Raw data
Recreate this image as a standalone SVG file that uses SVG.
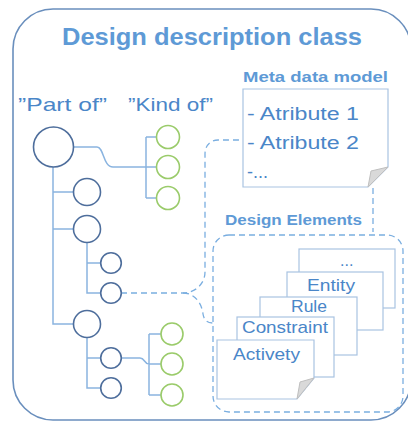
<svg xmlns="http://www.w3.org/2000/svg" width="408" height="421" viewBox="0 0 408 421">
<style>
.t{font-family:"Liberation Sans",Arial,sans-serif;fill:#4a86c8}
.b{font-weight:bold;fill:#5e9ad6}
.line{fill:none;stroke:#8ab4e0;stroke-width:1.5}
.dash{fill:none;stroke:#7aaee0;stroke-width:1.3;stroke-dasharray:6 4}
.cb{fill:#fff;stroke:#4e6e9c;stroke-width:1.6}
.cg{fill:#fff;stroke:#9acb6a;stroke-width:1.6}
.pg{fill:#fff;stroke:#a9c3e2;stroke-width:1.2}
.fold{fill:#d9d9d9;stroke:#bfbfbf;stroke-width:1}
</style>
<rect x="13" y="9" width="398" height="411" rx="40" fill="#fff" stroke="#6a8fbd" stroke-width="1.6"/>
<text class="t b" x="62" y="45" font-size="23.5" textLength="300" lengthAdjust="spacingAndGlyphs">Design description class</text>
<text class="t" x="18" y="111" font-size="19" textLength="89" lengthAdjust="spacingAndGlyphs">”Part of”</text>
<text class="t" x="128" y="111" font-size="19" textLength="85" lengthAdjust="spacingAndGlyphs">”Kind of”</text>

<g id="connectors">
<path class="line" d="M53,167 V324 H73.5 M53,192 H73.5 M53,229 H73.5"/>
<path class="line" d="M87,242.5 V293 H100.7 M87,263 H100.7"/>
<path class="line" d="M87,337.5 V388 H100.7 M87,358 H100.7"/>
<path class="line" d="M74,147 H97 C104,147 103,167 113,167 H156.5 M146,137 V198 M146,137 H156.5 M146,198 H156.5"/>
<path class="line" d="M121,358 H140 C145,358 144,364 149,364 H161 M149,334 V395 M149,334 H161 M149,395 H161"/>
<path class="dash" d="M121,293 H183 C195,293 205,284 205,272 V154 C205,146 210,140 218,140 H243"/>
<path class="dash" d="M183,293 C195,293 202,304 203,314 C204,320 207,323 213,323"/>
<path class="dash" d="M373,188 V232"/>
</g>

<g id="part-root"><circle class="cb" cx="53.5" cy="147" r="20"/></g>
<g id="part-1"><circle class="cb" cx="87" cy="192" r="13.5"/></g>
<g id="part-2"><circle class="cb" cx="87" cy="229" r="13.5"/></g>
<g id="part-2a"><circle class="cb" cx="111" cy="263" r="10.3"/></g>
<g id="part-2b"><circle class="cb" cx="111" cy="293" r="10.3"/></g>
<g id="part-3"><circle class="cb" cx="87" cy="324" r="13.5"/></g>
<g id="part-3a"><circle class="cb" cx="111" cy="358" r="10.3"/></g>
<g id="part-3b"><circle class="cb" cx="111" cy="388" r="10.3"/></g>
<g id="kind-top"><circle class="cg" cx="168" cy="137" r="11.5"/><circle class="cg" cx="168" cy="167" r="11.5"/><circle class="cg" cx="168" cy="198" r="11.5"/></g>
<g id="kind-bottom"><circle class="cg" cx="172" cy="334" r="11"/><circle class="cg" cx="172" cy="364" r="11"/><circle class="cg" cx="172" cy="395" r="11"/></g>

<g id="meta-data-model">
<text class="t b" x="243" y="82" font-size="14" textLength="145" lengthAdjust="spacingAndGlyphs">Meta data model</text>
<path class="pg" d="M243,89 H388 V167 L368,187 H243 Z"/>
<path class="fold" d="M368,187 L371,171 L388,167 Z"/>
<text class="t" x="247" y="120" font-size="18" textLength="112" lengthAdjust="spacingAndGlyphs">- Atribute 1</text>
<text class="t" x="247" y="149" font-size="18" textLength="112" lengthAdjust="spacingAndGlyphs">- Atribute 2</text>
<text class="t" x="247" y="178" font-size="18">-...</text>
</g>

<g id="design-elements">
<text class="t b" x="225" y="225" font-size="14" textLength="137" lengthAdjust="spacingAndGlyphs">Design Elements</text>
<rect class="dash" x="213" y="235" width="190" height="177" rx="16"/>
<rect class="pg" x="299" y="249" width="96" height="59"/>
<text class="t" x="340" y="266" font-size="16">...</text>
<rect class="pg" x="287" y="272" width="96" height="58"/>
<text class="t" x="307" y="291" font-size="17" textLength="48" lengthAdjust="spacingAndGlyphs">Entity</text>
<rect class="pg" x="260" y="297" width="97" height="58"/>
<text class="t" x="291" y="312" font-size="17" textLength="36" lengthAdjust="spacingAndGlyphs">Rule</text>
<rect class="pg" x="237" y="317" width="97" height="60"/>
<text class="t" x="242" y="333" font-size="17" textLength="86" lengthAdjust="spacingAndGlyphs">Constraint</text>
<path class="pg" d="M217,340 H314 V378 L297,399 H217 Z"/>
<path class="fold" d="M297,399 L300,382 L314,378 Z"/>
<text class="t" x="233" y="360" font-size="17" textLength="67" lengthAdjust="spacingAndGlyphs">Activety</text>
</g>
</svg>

What you should do
Repeat the material above in full and exactly, omitting the pictures.

Result for this task
Recreate this image as a standalone SVG file that uses SVG.
<svg xmlns="http://www.w3.org/2000/svg" width="408" height="421" viewBox="0 0 408 421">
<style>
.t{font-family:"Liberation Sans",Arial,sans-serif;fill:#4a86c8}
.b{font-weight:bold;fill:#5e9ad6}
.line{fill:none;stroke:#8ab4e0;stroke-width:1.5}
.dash{fill:none;stroke:#7aaee0;stroke-width:1.3;stroke-dasharray:6 4}
.cb{fill:#fff;stroke:#4e6e9c;stroke-width:1.6}
.cg{fill:#fff;stroke:#9acb6a;stroke-width:1.6}
.pg{fill:#fff;stroke:#a9c3e2;stroke-width:1.2}
.fold{fill:#d9d9d9;stroke:#bfbfbf;stroke-width:1}
</style>
<rect x="13" y="9" width="398" height="411" rx="40" fill="#fff" stroke="#6a8fbd" stroke-width="1.6"/>
<text class="t b" x="62" y="45" font-size="23.5" textLength="300" lengthAdjust="spacingAndGlyphs">Design description class</text>
<text class="t" x="18" y="111" font-size="19" textLength="89" lengthAdjust="spacingAndGlyphs">”Part of”</text>
<text class="t" x="128" y="111" font-size="19" textLength="85" lengthAdjust="spacingAndGlyphs">”Kind of”</text>

<g id="connectors">
<path class="line" d="M53,167 V324 H73.5 M53,192 H73.5 M53,229 H73.5"/>
<path class="line" d="M87,242.5 V293 H100.7 M87,263 H100.7"/>
<path class="line" d="M87,337.5 V388 H100.7 M87,358 H100.7"/>
<path class="line" d="M74,147 H97 C104,147 103,167 113,167 H156.5 M146,137 V198 M146,137 H156.5 M146,198 H156.5"/>
<path class="line" d="M121,358 H140 C145,358 144,364 149,364 H161 M149,334 V395 M149,334 H161 M149,395 H161"/>
<path class="dash" d="M121,293 H183 C195,293 205,284 205,272 V154 C205,146 210,140 218,140 H243"/>
<path class="dash" d="M183,293 C195,293 202,304 203,314 C204,320 207,323 213,323"/>
<path class="dash" d="M373,188 V232"/>
</g>

<g id="part-root"><circle class="cb" cx="53.5" cy="147" r="20"/></g>
<g id="part-1"><circle class="cb" cx="87" cy="192" r="13.5"/></g>
<g id="part-2"><circle class="cb" cx="87" cy="229" r="13.5"/></g>
<g id="part-2a"><circle class="cb" cx="111" cy="263" r="10.3"/></g>
<g id="part-2b"><circle class="cb" cx="111" cy="293" r="10.3"/></g>
<g id="part-3"><circle class="cb" cx="87" cy="324" r="13.5"/></g>
<g id="part-3a"><circle class="cb" cx="111" cy="358" r="10.3"/></g>
<g id="part-3b"><circle class="cb" cx="111" cy="388" r="10.3"/></g>
<g id="kind-top"><circle class="cg" cx="168" cy="137" r="11.5"/><circle class="cg" cx="168" cy="167" r="11.5"/><circle class="cg" cx="168" cy="198" r="11.5"/></g>
<g id="kind-bottom"><circle class="cg" cx="172" cy="334" r="11"/><circle class="cg" cx="172" cy="364" r="11"/><circle class="cg" cx="172" cy="395" r="11"/></g>

<g id="meta-data-model">
<text class="t b" x="243" y="82" font-size="14" textLength="145" lengthAdjust="spacingAndGlyphs">Meta data model</text>
<path class="pg" d="M243,89 H388 V167 L368,187 H243 Z"/>
<path class="fold" d="M368,187 L371,171 L388,167 Z"/>
<text class="t" x="247" y="120" font-size="18" textLength="112" lengthAdjust="spacingAndGlyphs">- Atribute 1</text>
<text class="t" x="247" y="149" font-size="18" textLength="112" lengthAdjust="spacingAndGlyphs">- Atribute 2</text>
<text class="t" x="247" y="178" font-size="18">-...</text>
</g>

<g id="design-elements">
<text class="t b" x="225" y="225" font-size="14" textLength="137" lengthAdjust="spacingAndGlyphs">Design Elements</text>
<rect class="dash" x="213" y="235" width="190" height="177" rx="16"/>
<rect class="pg" x="299" y="249" width="96" height="59"/>
<text class="t" x="340" y="266" font-size="16">...</text>
<rect class="pg" x="287" y="272" width="96" height="58"/>
<text class="t" x="307" y="291" font-size="17" textLength="48" lengthAdjust="spacingAndGlyphs">Entity</text>
<rect class="pg" x="260" y="297" width="97" height="58"/>
<text class="t" x="291" y="312" font-size="17" textLength="36" lengthAdjust="spacingAndGlyphs">Rule</text>
<rect class="pg" x="237" y="317" width="97" height="60"/>
<text class="t" x="242" y="333" font-size="17" textLength="86" lengthAdjust="spacingAndGlyphs">Constraint</text>
<path class="pg" d="M217,340 H314 V378 L297,399 H217 Z"/>
<path class="fold" d="M297,399 L300,382 L314,378 Z"/>
<text class="t" x="233" y="360" font-size="17" textLength="67" lengthAdjust="spacingAndGlyphs">Activety</text>
</g>
</svg>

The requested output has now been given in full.